Everybody's Trucking is the first episode of the seventh series of the British television sitcom Dad's Army that was originally transmitted on Friday 15 November 1974.

Mainwaring's platoon have to signpost the route for a military convoy passing through the area. However, an abandoned steam roller and fairground organ trailer are blocking the route, which threatens to plunge the convoy into chaos.

In the church hall yard, Jones is showing off his newly restored butchers' van to the platoon. Mainwaring arrives with some very important news: three battalions of regular troops are to move into the Walmington and Eastgate areas as part of the divisional scheme, and as the signposts have been removed, the platoon have been asked to signpost the route to allow the convoys to pass through safely.
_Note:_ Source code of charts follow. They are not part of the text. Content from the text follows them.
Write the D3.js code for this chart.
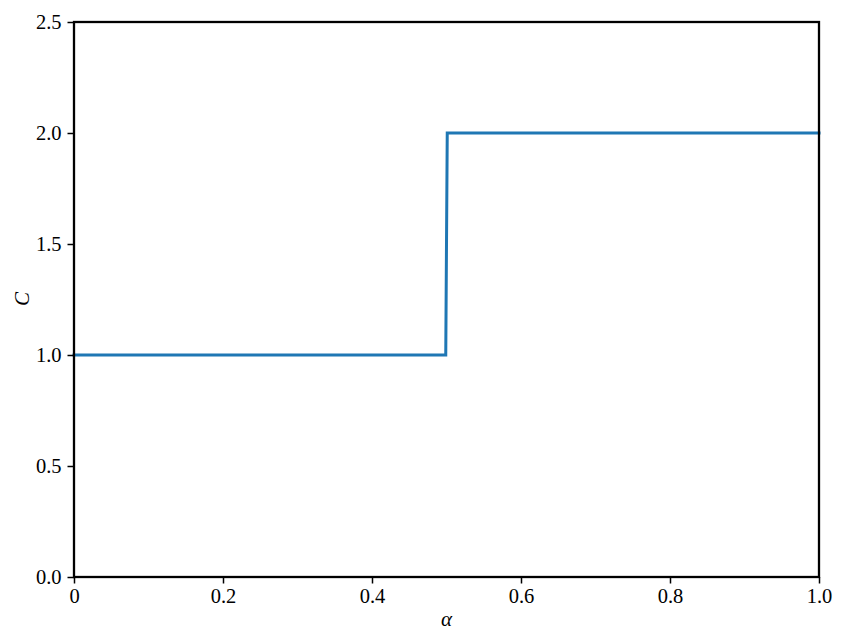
<!DOCTYPE html>
<html>
<head>
<meta charset="utf-8">
<script src="https://cdn.jsdelivr.net/npm/d3@7"></script>
<style>
  body { margin: 0; background: #fff; }
  svg text { font-family: "Liberation Serif", "DejaVu Serif", serif; }
</style>
</head>
<body>
<div id="chart"></div>
<script>
// step data: C jumps from 1 to 2 at alpha = 0.5
const alphaValues = [0, 0.499, 0.501, 1];
const cValues = [1, 1, 2, 2];
const xTicks = [0, 0.2, 0.4, 0.6, 0.8, 1.0];
const xTickLabels = ["0", "0.2", "0.4", "0.6", "0.8", "1.0"];
const yTicks = [0, 0.5, 1.0, 1.5, 2.0, 2.5];

const width = 848, height = 644;
const margin = { left: 74, right: 29, top: 22, bottom: 67 };

const svg = d3.select("#chart").append("svg")
    .attr("width", width)
    .attr("height", height);

const x = d3.scaleLinear().domain([0, 1]).range([margin.left, width - margin.right]);
const y = d3.scaleLinear().domain([0, 2.5]).range([height - margin.bottom, margin.top]);

// line
const pts = alphaValues.map((a, i) => [a, cValues[i]]);
svg.append("path")
    .datum(pts)
    .attr("fill", "none")
    .attr("stroke", "#1f77b4")
    .attr("stroke-width", 3)
    .attr("stroke-linecap", "square")
    .attr("d", d3.line().x(d => x(d[0])).y(d => y(d[1])));

// axes
const xAxis = svg.append("g")
    .attr("transform", `translate(0,${height - margin.bottom})`)
    .call(d3.axisBottom(x).tickValues(xTicks).tickFormat((d, i) => xTickLabels[i])
        .tickSizeOuter(0).tickSize(6.5).tickPadding(5));
const yAxis = svg.append("g")
    .attr("transform", `translate(${margin.left},0)`)
    .call(d3.axisLeft(y).tickValues(yTicks).tickFormat(d3.format(".1f"))
        .tickSizeOuter(0).tickSize(6.5).tickPadding(6));

[xAxis, yAxis].forEach(g => {
    g.select(".domain").remove();
    g.selectAll(".tick line").attr("stroke", "#000").attr("stroke-width", 1.5);
    g.selectAll(".tick text").attr("fill", "#000").style("font-size", "20.5px");
});
yAxis.selectAll(".tick text").attr("dy", "0.34em");

// frame
svg.append("rect")
    .attr("x", margin.left)
    .attr("y", margin.top)
    .attr("width", width - margin.left - margin.right)
    .attr("height", height - margin.top - margin.bottom)
    .attr("fill", "none")
    .attr("stroke", "#000")
    .attr("stroke-width", 2.3);

// labels
svg.append("text")
    .attr("x", (margin.left + width - margin.right) / 2)
    .attr("y", 626)
    .attr("text-anchor", "middle")
    .style("font-size", "21px")
    .style("font-style", "italic")
    .text("α");

svg.append("text")
    .attr("transform", "translate(29,299) rotate(-90)")
    .attr("text-anchor", "middle")
    .style("font-size", "21px")
    .style("font-style", "italic")
    .text("C");
</script>
</body>
</html>
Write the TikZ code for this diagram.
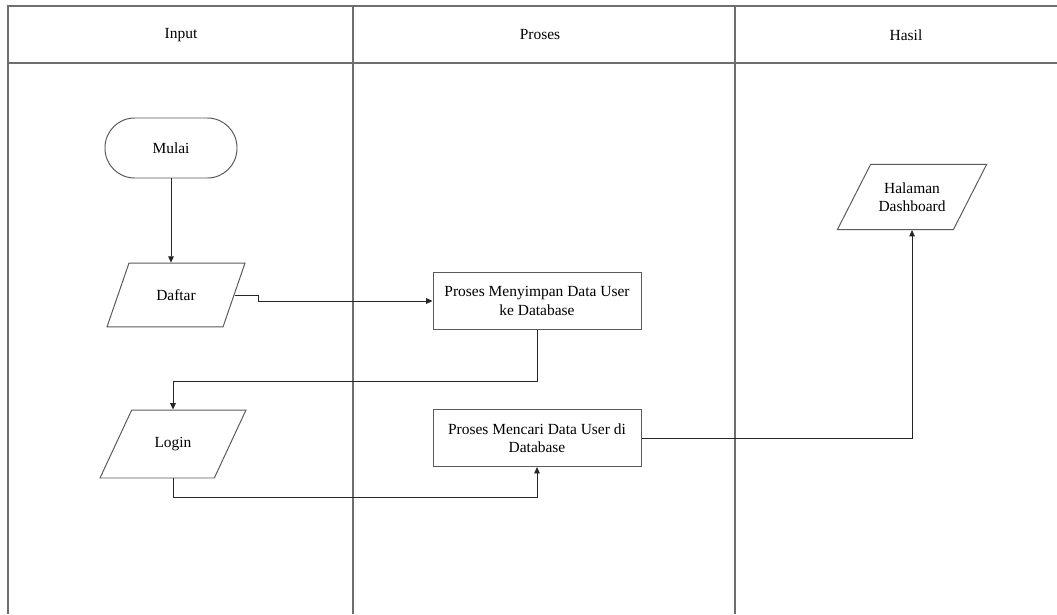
\documentclass[tikz,border=0pt]{standalone}
\usepackage{fontspec}
\setmainfont{Liberation Serif}
\usetikzlibrary{arrows.meta,positioning,shapes.geometric}
\definecolor{laneline}{RGB}{110,110,110}
\definecolor{shapeline}{RGB}{90,90,90}

\begin{document}
\begin{tikzpicture}[
  >={Triangle[length=4.5pt,width=4pt]},
  base/.style={draw=shapeline, fill=white, line width=0.7pt, align=center,
               font=\fontsize{11}{13}\selectfont, inner sep=2pt},
  term/.style={base, rounded corners=0.74cm, minimum width=3.3cm,
               minimum height=1.5cm},
  proc/.style={base, rectangle, minimum width=5.2cm, minimum height=1.43cm},
  io/.style={base, trapezium, trapezium stretches body,
             trapezium left angle=#1, trapezium right angle=180-#1,
             inner ysep=0.66cm},
  lane/.style={draw=laneline, line width=0.8pt},
  head/.style={font=\fontsize{11}{13}\selectfont},
  e/.style={->, draw=black!85, line width=0.6pt}
]
\useasboundingbox (0,0) rectangle (26.425,-15.35);

% ---- lanes
\draw[lane] (26.425,-0.15) -- (0.2,-0.15) -- (0.2,-15.35);
\draw[lane] (0.2,-1.575) -- (26.425,-1.575);
\draw[lane] (8.825,-0.15) -- (8.825,-15.35);
\draw[lane] (18.375,-0.15) -- (18.375,-15.35);
\node[head] (hin) at (4.525,-0.875) {Input};
\node[head] (hpr) at (13.5,-0.875) {Proses};
\node[head] (hha) at (22.65,-0.875) {Hasil};

% ---- nodes
\node[term] (mulai) at (4.275,-3.7) {Mulai};
\node[io=71, minimum width=3.45cm] (daftar) at (4.4,-7.375) {Daftar};
\node[io=65, minimum width=3.65cm, inner ysep=0.68cm] (login)
  at (4.325,-11.1) {Login};
\node[proc] (simpan) at (13.425,-7.525) {Proses Menyimpan Data User\\ ke Database};
\node[proc] (cari) at (13.425,-10.95) {Proses Mencari Data User di\\ Database};
\node[io=63, minimum width=3.73cm, inner ysep=0.45cm] (dash)
  at (22.8,-4.925) {Halaman\\ Dashboard};

% ---- edges
\draw[e] (mulai.south) -- (mulai.south |- daftar.north);
\draw[e] (daftar.east) -- ++(0.6,0) |- (simpan.west);
\draw[e] (simpan.south) -- ++(0,-1.275) -| (login.north);
\draw[e] (login.south) -- ++(0,-0.475) -| (cari.south);
\draw[e] (cari.east) -| (dash.south);
\end{tikzpicture}
\end{document}
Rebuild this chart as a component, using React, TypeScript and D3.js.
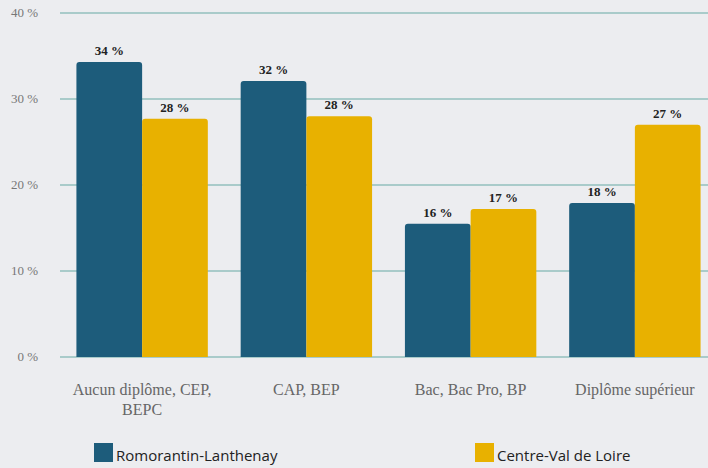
import React from 'react';
import * as d3 from 'd3';

const categories = ['Aucun diplôme, CEP, BEPC', 'CAP, BEP', 'Bac, Bac Pro, BP', 'Diplôme supérieur'];
const categoryLines = [['Aucun diplôme, CEP,', 'BEPC'], ['CAP, BEP'], ['Bac, Bac Pro, BP'], ['Diplôme supérieur']];
const seriesNames = ['Romorantin-Lanthenay', 'Centre-Val de Loire'];
const romorantin = [34.3, 32.1, 15.5, 17.9];
const centreVal = [27.7, 28.0, 17.2, 27.0];
const romorantinLabels = ['34 %', '32 %', '16 %', '18 %'];
const centreValLabels = ['28 %', '28 %', '17 %', '27 %'];
const yTicks = [0, 10, 20, 30, 40];

const W = 708;
const H = 468;
const colors = ['#1d5c7b', '#e8b100'];
const serif = '"Liberation Serif", "Times New Roman", serif';

function topRoundedRect(x: number, y: number, w: number, h: number, r: number) {
  const p = d3.path();
  p.moveTo(x, y + h);
  p.lineTo(x, y + r);
  p.arcTo(x, y, x + r, y, r);
  p.lineTo(x + w - r, y);
  p.arcTo(x + w, y, x + w, y + r, r);
  p.lineTo(x + w, y + h);
  p.closePath();
  return p.toString();
}

export default function App() {
  const y = d3.scaleLinear().domain([0, 40]).range([357, 13]);
  const x0 = d3.scaleBand<string>().domain(categories).range([60, 717]).paddingInner(0.2).paddingOuter(0.1);
  const x1 = d3.scaleBand<number>().domain([0, 1]).range([0, x0.bandwidth()]);
  const series = [romorantin, centreVal];
  const labels = [romorantinLabels, centreValLabels];

  return (
    <svg width={W} height={H} style={{ position: 'absolute', left: 0, top: 0, background: '#ecedf0' }}>
      <rect x={0} y={0} width={W} height={H} fill="#ecedf0" />
      {yTicks.map(t => (
        <g key={t}>
          <line x1={60} x2={W} y1={y(t)} y2={y(t)} stroke="#a9cbca" strokeWidth={2} />
          <text x={38} y={y(t) + 4} textAnchor="end" style={{ fontFamily: serif }} fontSize={13} fill="#777">
            {t} %
          </text>
        </g>
      ))}
      {categories.map((c, i) => (
        <g key={c}>
          {series.map((s, k) => {
            const bx = (x0(c) ?? 0) + (x1(k) ?? 0);
            const by = y(s[i]);
            return (
              <g key={k}>
                <path d={topRoundedRect(bx, by, x1.bandwidth(), y(0) - by, 3)} fill={colors[k]} />
                <text x={bx + x1.bandwidth() / 2} y={by - 7} textAnchor="middle" style={{ fontFamily: serif }} fontWeight="bold" fontSize={13} fill="#222">
                  {labels[k][i]}
                </text>
              </g>
            );
          })}
          {categoryLines[i].map((ln, j) => (
            <text key={j} x={(x0(c) ?? 0) + x0.bandwidth() / 2} y={395 + j * 20} textAnchor="middle" style={{ fontFamily: serif }} fontSize={16} fill="#666">
              {ln}
            </text>
          ))}
        </g>
      ))}
      {seriesNames.map((n, k) => {
        const lx = k === 0 ? 94 : 475;
        return (
          <g key={n}>
            <rect x={lx} y={443} width={19} height={19} fill={colors[k]} />
            <text x={lx + 22} y={461} style={{ fontFamily: '"Open Sans", sans-serif' }} fontSize={15} fill="#222">
              {n}
            </text>
          </g>
        );
      })}
    </svg>
  );
}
En route, they find the road blocked by an abandoned steam roller and fairground organ trailer, and a note from its driver reveals that he's gone to get some coal. Rather than wait for him to return, Mainwaring decides to drive around the vehicles. Whilst doing so, Jones's van gets stuck in the mud and before long it is joined by Hodges' van, his motor-bike and side-car and a coach carrying pensioners on a day trip (who take the opportunity to dance to the organ when Pike who is trying to move the trailer accidentally starts it up). With time running out, it falls to Godfrey's Auntie Elsie to save the day and divert the convoy.

When this episode was adapted for radio, Harold Snoad and Michael Knowles made big changes to the script. The most significant change was that rather than being held up by a steam roller, the platoon is held up by a circus truck, containing one elephant.